Re: [PATCH] mtd: nand: s3c2410: fix bug in s3c2410_nand_correct_data()

[Zeng Zhaoxiu]

在 2016年04月08日 10:18, Boris Brezillon 写道:

On Fri, 8 Apr 2016 09:51:04 +0800
Zeng Zhaoxiu <zhaoxiu.z...@gmail.com> wrote:

在 2016年04月08日 08:18, Boris Brezillon 写道:

Hi Zeng,

On Fri,  8 Apr 2016 00:48:17 +0800
zengzhao...@163.com wrote:

From: Zeng Zhaoxiu <zhaoxiu.z...@gmail.com>

If there is only one bit difference in the ECC, the function should return 1.
The result of "diff0 & ~(1<<fls(diff0))" is equal to diff0, so the function
actually returns -1.

Here, we can use the simple expression "(diff0 & (diff0 - 1)) == 0" to determine
whether the diff0 has only one 1-bit.

Missing Signed-off-by here.

---
   drivers/mtd/nand/s3c2410.c | 2 +-
   1 file changed, 1 insertion(+), 1 deletion(-)

diff --git a/drivers/mtd/nand/s3c2410.c b/drivers/mtd/nand/s3c2410.c
index 9c9397b..c9698cf 100644
--- a/drivers/mtd/nand/s3c2410.c
+++ b/drivers/mtd/nand/s3c2410.c
@@ -542,7 +542,7 @@ static int s3c2410_nand_correct_data(struct mtd_info *mtd, 
u_char *dat,
        diff0 |= (diff1 << 8);
        diff0 |= (diff2 << 16);

- if ((diff0 & ~(1<<fls(diff0))) == 0)

+       if ((diff0 & (diff0 - 1)) == 0)

Or just

        if (hweight_long((unsigned long)diff0) == 1)

which is doing exactly what the comment says.

BTW, I don't understand why the current code is wrong? To me, it seems
it's correctly detecting the case where only a single bit is different.
What are you trying to fix exactly?

Best Regards,

Boris

For example, assuming diff0 is 1, then fls(diff0) is equal to 1, then "~(1 << 
fls(diff0))" is equal to 0xfffffffd,
then the result of "(diff0 & ~(1 << fls(diff0)))" is 1 , not we expected 0.

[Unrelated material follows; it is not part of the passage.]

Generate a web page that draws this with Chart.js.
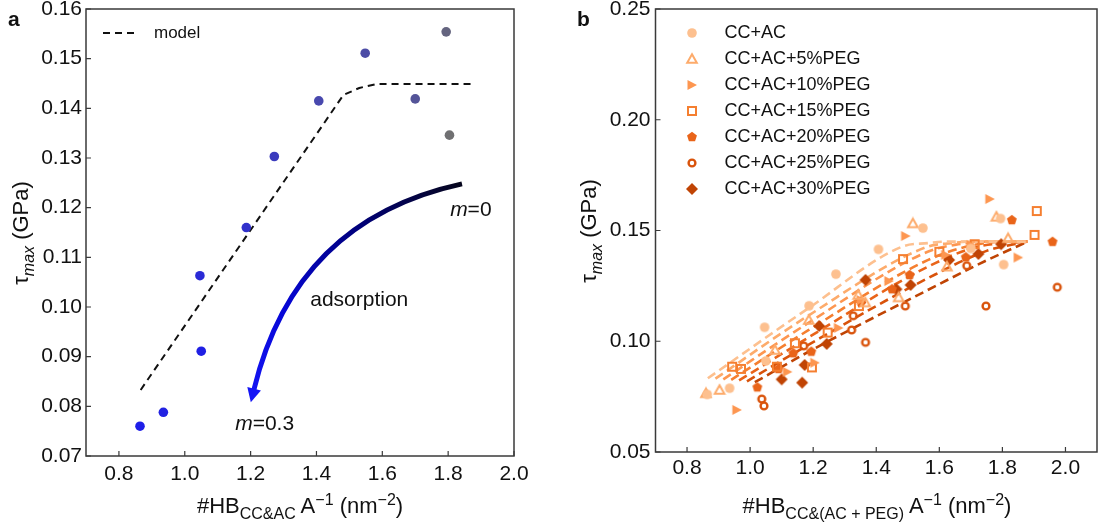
<!DOCTYPE html>
<html>
<head>
<meta charset="utf-8">
<script src="https://cdn.jsdelivr.net/npm/chart.js@4.4.1/dist/chart.umd.min.js"></script>
<style>
  body { margin: 0; background: #fff; width: 1103px; height: 527px; position: relative; overflow: hidden;
         font-family: "Liberation Sans", Arial, sans-serif; color: #111; }
  .box { position: absolute; top: 0; height: 527px; }
  #wa { left: 0; width: 540px; }
  #wb { left: 560px; width: 543px; }
  .lbl { position: absolute; font-weight: bold; font-size: 21px; }
  .xt { position: absolute; font-size: 22px; white-space: nowrap; transform: translateX(-50%); }
  .yt { position: absolute; font-size: 22px; white-space: nowrap; transform: translate(-50%, -50%) rotate(-90deg); }
  sub, sup { font-size: 16px; }
</style>
</head>
<body>
<div id="wa" class="box"><canvas id="ca" width="540" height="527"></canvas></div>
<div id="wb" class="box"><canvas id="cb" width="543" height="527"></canvas></div>

<div class="lbl" style="left:8px;top:7px">a</div>
<div class="lbl" style="left:577px;top:7px">b</div>
<div class="xt" style="left:300px;top:491px">#HB<sub>CC&amp;AC</sub> A<sup>−1</sup> (nm<sup>−2</sup>)</div>
<div class="xt" style="left:877px;top:491px">#HB<sub>CC&amp;(AC + PEG)</sub> A<sup>−1</sup> (nm<sup>−2</sup>)</div>
<div class="yt" style="left:23px;top:233px">τ<sub><i>max</i></sub> (GPa)</div>
<div class="yt" style="left:591px;top:231px">τ<sub><i>max</i></sub> (GPa)</div>

<script>
const FONT = '"Liberation Sans", Arial, sans-serif';

// --- panel a: CC+AC data and model ---
const aX = [0.864, 0.935, 1.046, 1.05, 1.187, 1.272, 1.407, 1.548, 1.7, 1.794, 1.804];
const aY = [0.076, 0.0788, 0.1063, 0.0911, 0.116, 0.1303, 0.1415, 0.1511, 0.1419, 0.1554, 0.1346];
const aColors = ['#1e1ee8', '#2222e2', '#2a2ad6', '#1f1fe4', '#3131cc', '#3b3bbd', '#4848ae', '#4c4ca6',
                 '#545498', '#64647f', '#707072'];
const aModelX = [0.866, 1.482, 1.53, 1.583, 1.872];
const aModelY = [0.0833, 0.1427, 0.1441, 0.1449, 0.1449];
const aXTicks = [0.8, 1.0, 1.2, 1.4, 1.6, 1.8, 2.0];
const aYTicks = [0.07, 0.08, 0.09, 0.10, 0.11, 0.12, 0.13, 0.14, 0.15, 0.16];

// --- panel b: PEG series ---
const bNames = ['CC+AC', 'CC+AC+5%PEG', 'CC+AC+10%PEG', 'CC+AC+15%PEG', 'CC+AC+20%PEG', 'CC+AC+25%PEG', 'CC+AC+30%PEG'];
const bColors = ['#fdc08f', '#fdab6b', '#fd9650', '#f57f30', '#e96419', '#d9530b', '#c04404'];
const ccX = [0.864, 0.935, 1.046, 1.05, 1.187, 1.272, 1.407, 1.548, 1.7, 1.794, 1.804];
const ccY = [0.076, 0.0788, 0.1063, 0.0911, 0.116, 0.1303, 0.1415, 0.1511, 0.1419, 0.1554, 0.1346];
const peg5X = [0.86, 0.903, 1.079, 1.186, 1.343, 1.365, 1.471, 1.516, 1.624, 1.781, 1.818];
const peg5Y = [0.0765, 0.078, 0.096, 0.1096, 0.1209, 0.1175, 0.1198, 0.1532, 0.1337, 0.1562, 0.1465];
const peg10X = [0.958, 1.118, 1.205, 1.28, 1.352, 1.44, 1.493, 1.62, 1.70, 1.76, 1.85];
const peg10Y = [0.069, 0.0862, 0.0903, 0.106, 0.1186, 0.1272, 0.1475, 0.139, 0.1435, 0.1642, 0.1378];
const peg15X = [0.943, 0.971, 1.085, 1.142, 1.196, 1.246, 1.345, 1.485, 1.600, 1.712, 1.902, 1.909];
const peg15Y = [0.0885, 0.0875, 0.0885, 0.0991, 0.0882, 0.1039, 0.1159, 0.1371, 0.1404, 0.1438, 0.148, 0.1588];
const peg20X = [1.023, 1.09, 1.137, 1.194, 1.352, 1.45, 1.506, 1.684, 1.830, 1.959];
const peg20Y = [0.0792, 0.0875, 0.0946, 0.0953, 0.1179, 0.1235, 0.1299, 0.1379, 0.1547, 0.1449];
const peg25X = [1.037, 1.044, 1.086, 1.170, 1.322, 1.327, 1.366, 1.492, 1.687, 1.748, 1.974];
const peg25Y = [0.0739, 0.0708, 0.0885, 0.0979, 0.1051, 0.1115, 0.0995, 0.1159, 0.1341, 0.1159, 0.1244];
const peg30X = [1.100, 1.165, 1.173, 1.219, 1.243, 1.366, 1.464, 1.509, 1.631, 1.724, 1.796];
const peg30Y = [0.0828, 0.0813, 0.0893, 0.1069, 0.0988, 0.1277, 0.1235, 0.1254, 0.1367, 0.1394, 0.1438];
// model curves, one per series (light -> dark)
const bModelX = [
  [0.866, 1.186, 1.482, 1.563, 1.62, 1.88],
  [0.89, 1.186, 1.563, 1.64, 1.70, 1.88],
  [0.915, 1.186, 1.563, 1.66, 1.75, 1.88],
  [0.94, 1.186, 1.563, 1.70, 1.80, 1.88],
  [0.965, 1.186, 1.563, 1.72, 1.88],
  [0.99, 1.186, 1.563, 1.75, 1.88],
  [1.015, 1.186, 1.563, 1.75, 1.88]
];
const bModelY = [
  [0.0833, 0.115, 0.1427, 0.1443, 0.145, 0.145],
  [0.0831, 0.1117, 0.1427, 0.1443, 0.145, 0.145],
  [0.0828, 0.1084, 0.1404, 0.1438, 0.145, 0.145],
  [0.0826, 0.1051, 0.1366, 0.1432, 0.1449, 0.145],
  [0.0823, 0.1018, 0.1336, 0.1426, 0.145],
  [0.0819, 0.0985, 0.1284, 0.1408, 0.145],
  [0.0815, 0.0953, 0.1231, 0.1365, 0.145]
];
const bXTicks = [0.8, 1.0, 1.2, 1.4, 1.6, 1.8, 2.0];
const bYTicks = [0.05, 0.10, 0.15, 0.20, 0.25];

// annotation anchors (data units)
const arrowFrom = [1.842, 0.1248];
const arrowBend = [1.335, 0.1175];
const arrowTo = [1.2006, 0.0808];
const notes = [
  { at: [1.806, 0.1194], parts: [['m', true], ['=0', false]] },
  { at: [1.381, 0.1014], parts: [['adsorption', false]] },
  { at: [1.153, 0.0764], parts: [['m', true], ['=0.3', false]] }
];

const pts = (xs, ys) => xs.map((x, i) => ({ x: x, y: ys[i] }));

function makeMarker(shape, color) {
  const c = document.createElement('canvas');
  c.width = 14; c.height = 14;
  const g = c.getContext('2d');
  g.fillStyle = color; g.strokeStyle = color; g.lineWidth = 2;
  g.beginPath();
  if (shape === 'dot') { g.arc(7, 7, 4.8, 0, Math.PI * 2); g.fill(); }
  else if (shape === 'triOpen') { g.moveTo(7, 2.2); g.lineTo(11.8, 10.8); g.lineTo(2.2, 10.8); g.closePath(); g.stroke(); }
  else if (shape === 'triRight') { g.moveTo(2.5, 2); g.lineTo(12, 7); g.lineTo(2.5, 12); g.closePath(); g.fill(); }
  else if (shape === 'square') { g.rect(3, 3, 8, 8); g.stroke(); }
  else if (shape === 'pentagon') {
    for (let k = 0; k < 5; k++) {
      const a = -Math.PI / 2 + k * 2 * Math.PI / 5;
      g.lineTo(7 + 5.2 * Math.cos(a), 7 + 5.2 * Math.sin(a));
    }
    g.closePath(); g.fill();
  }
  else if (shape === 'ring') { g.lineWidth = 2.4; g.arc(7, 7, 3.4, 0, Math.PI * 2); g.stroke(); }
  else if (shape === 'diamond') { g.moveTo(7, 1); g.lineTo(13, 7); g.lineTo(7, 13); g.lineTo(1, 7); g.closePath(); g.fill(); }
  return c;
}
const bShapes = ['dot', 'triOpen', 'triRight', 'square', 'pentagon', 'ring', 'diamond'];
const bMarkers = bShapes.map((s, i) => makeMarker(s, bColors[i]));

// --- frame + inward ticks ---
const framePlugin = {
  id: 'frame',
  afterDraw(chart) {
    const { ctx, chartArea: a, scales: { x, y } } = chart;
    ctx.save();
    ctx.strokeStyle = '#3a3a3a';
    ctx.lineWidth = 1.5;
    ctx.strokeRect(a.left, a.top, a.right - a.left, a.bottom - a.top);
    ctx.lineWidth = 1.2;
    ctx.beginPath();
    x.ticks.forEach(t => { const px = x.getPixelForValue(t.value); ctx.moveTo(px, a.bottom); ctx.lineTo(px, a.bottom - 5); });
    y.ticks.forEach(t => { const py = y.getPixelForValue(t.value); ctx.moveTo(a.left, py); ctx.lineTo(a.left + 5, py); });
    ctx.stroke();
    ctx.restore();
  }
};

const legendAPlugin = {
  id: 'legendA',
  afterDraw(chart) {
    const { ctx, chartArea: a } = chart;
    const ds = chart.data.datasets[1];
    const y = a.top + 24;
    ctx.save();
    ctx.strokeStyle = ds.borderColor; ctx.lineWidth = ds.borderWidth; ctx.setLineDash(ds.borderDash);
    ctx.beginPath(); ctx.moveTo(a.left + 17, y); ctx.lineTo(a.left + 52, y); ctx.stroke();
    ctx.setLineDash([]);
    ctx.fillStyle = '#111'; ctx.font = '17px ' + FONT; ctx.textBaseline = 'middle';
    ctx.fillText(ds.label, a.left + 68, y);
    ctx.restore();
  }
};

const legendBPlugin = {
  id: 'legendB',
  afterDraw(chart) {
    const { ctx, chartArea: a } = chart;
    ctx.save();
    ctx.fillStyle = '#111'; ctx.font = '18px ' + FONT; ctx.textBaseline = 'middle';
    bNames.forEach((name, i) => {
      const y = a.top + 24 + i * 26;
      const m = bMarkers[i];
      ctx.drawImage(m, a.left + 36.5 - m.width / 2, y - m.height / 2);
      ctx.fillText(name, a.left + 69, y);
    });
    ctx.restore();
  }
};

const arrowPlugin = {
  id: 'arrow',
  afterDatasetsDraw(chart) {
    const { ctx, scales: { x, y } } = chart;
    const P = p => [x.getPixelForValue(p[0]), y.getPixelForValue(p[1])];
    const [x0, y0] = P(arrowFrom), [cx, cy] = P(arrowBend), [x2, y2] = P(arrowTo);
    let dx = x2 - cx, dy = y2 - cy;
    const len = Math.hypot(dx, dy); dx /= len; dy /= len;
    const head = 14, half = 7;
    const bx = x2 - dx * head, by = y2 - dy * head;
    const g = ctx.createLinearGradient(x0, y0, x2, y2);
    g.addColorStop(0, '#06061c'); g.addColorStop(0.35, '#00007e'); g.addColorStop(0.7, '#0606d6'); g.addColorStop(1, '#1515f5');
    ctx.save();
    ctx.strokeStyle = g; ctx.lineWidth = 5; ctx.lineCap = 'butt';
    ctx.beginPath(); ctx.moveTo(x0, y0); ctx.quadraticCurveTo(cx, cy, bx + dx, by + dy); ctx.stroke();
    ctx.fillStyle = '#1515f5';
    ctx.beginPath(); ctx.moveTo(x2, y2);
    ctx.lineTo(bx - dy * half, by + dx * half); ctx.lineTo(bx + dy * half, by - dx * half);
    ctx.closePath(); ctx.fill();
    ctx.fillStyle = '#111'; ctx.textBaseline = 'middle';
    notes.forEach(n => {
      let [px, py] = P(n.at);
      n.parts.forEach(([txt, it]) => {
        ctx.font = (it ? 'italic ' : '') + '21px ' + FONT;
        ctx.fillText(txt, px, py);
        px += ctx.measureText(txt).width;
      });
    });
    ctx.restore();
  }
};

function axes(xmin, xmax, xt, ymin, ymax, yt, yw, xh, xpad, ypad) {
  const tickFont = { family: FONT, size: 21 };
  return {
    x: {
      type: 'linear', min: xmin, max: xmax,
      afterBuildTicks: s => { s.ticks = xt.map(v => ({ value: v })); },
      afterFit: s => { s.height = xh; s.paddingLeft = 0; s.paddingRight = 0; },
      grid: { display: false, drawTicks: false }, border: { display: false },
      ticks: { font: tickFont, color: '#111', padding: xpad, maxRotation: 0, autoSkip: false, callback: v => v.toFixed(1) }
    },
    y: {
      type: 'linear', min: ymin, max: ymax,
      afterBuildTicks: s => { s.ticks = yt.map(v => ({ value: v })); },
      afterFit: s => { s.width = yw; s.paddingTop = 0; s.paddingBottom = 0; },
      grid: { display: false, drawTicks: false }, border: { display: false },
      ticks: { font: tickFont, color: '#111', padding: ypad, autoSkip: false, callback: v => v.toFixed(2) }
    }
  };
}

new Chart(document.getElementById('ca'), {
  type: 'scatter',
  data: {
    datasets: [
      { label: 'data', data: pts(aX, aY), pointRadius: 4.8, pointBackgroundColor: aColors, pointBorderWidth: 0, order: 0 },
      { label: 'model', data: pts(aModelX, aModelY), showLine: true, pointRadius: 0, borderColor: '#111',
        borderWidth: 2, borderDash: [7, 5], tension: 0, order: 1 }
    ]
  },
  options: {
    responsive: false, animation: false, events: [],
    layout: { padding: { left: 0, top: 9, right: 26, bottom: 0 } },
    plugins: { legend: { display: false }, tooltip: { enabled: false } },
    scales: axes(0.7, 2.0, aXTicks, 0.07, 0.16, aYTicks, 86, 71, 6, 4)
  },
  plugins: [framePlugin, arrowPlugin, legendAPlugin]
});

const bPointSets = [[ccX, ccY], [peg5X, peg5Y], [peg10X, peg10Y], [peg15X, peg15Y], [peg20X, peg20Y], [peg25X, peg25Y], [peg30X, peg30Y]];
const bDatasets = bPointSets.map((s, i) => ({
  label: bNames[i], data: pts(s[0], s[1]), pointStyle: bMarkers[i], pointRadius: 5, order: 0
})).concat(bModelX.map((xs, i) => ({
  label: 'model ' + bNames[i], data: pts(xs, bModelY[i]), showLine: true, pointRadius: 0,
  borderColor: bColors[i], borderWidth: 2.6, borderDash: [9, 5], cubicInterpolationMode: 'monotone', order: 1
})));

new Chart(document.getElementById('cb'), {
  type: 'scatter',
  data: { datasets: bDatasets },
  options: {
    responsive: false, animation: false, events: [],
    layout: { padding: { left: 0, top: 9, right: 4, bottom: 0 } },
    plugins: { legend: { display: false }, tooltip: { enabled: false } },
    scales: axes(0.7, 2.1, bXTicks, 0.05, 0.25, bYTicks, 95.5, 75, 4, 5)
  },
  plugins: [framePlugin, legendBPlugin]
});
</script>
</body>
</html>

__fls(diff0) and "(fls(diff0) - 1)" are all right, but fls(diff0) is wrong.

Indeed, I forgot that fls() was returning (position + 1). Anyway, I
still think using hweight clarifies what you really want to test.

"(n & (n - 1))" is used in is_power_of_2() in incluse/linux/log2.h,
it's result is equal to "n & ~(1 << __ffs(n))".

"(diff & (diff - 1))" is simple and fast, although here is not performance 
critical.
To improve readability of this code, we should add a new function and use it.

/*
 *  Determine whether some value has more than one 1-bits
 */

static inline __attribute__((const))
bool more_than_1_bit_set(unsigned long n)
{
    return (n & (n - 1)) != 0;
}

OTOH, I found many determinations like "hweightN(n) > 1" distributed in kernel,
these determinations are slower than "(n & (n - 1)) != 0" on most CPUs.
We can use this new function instead.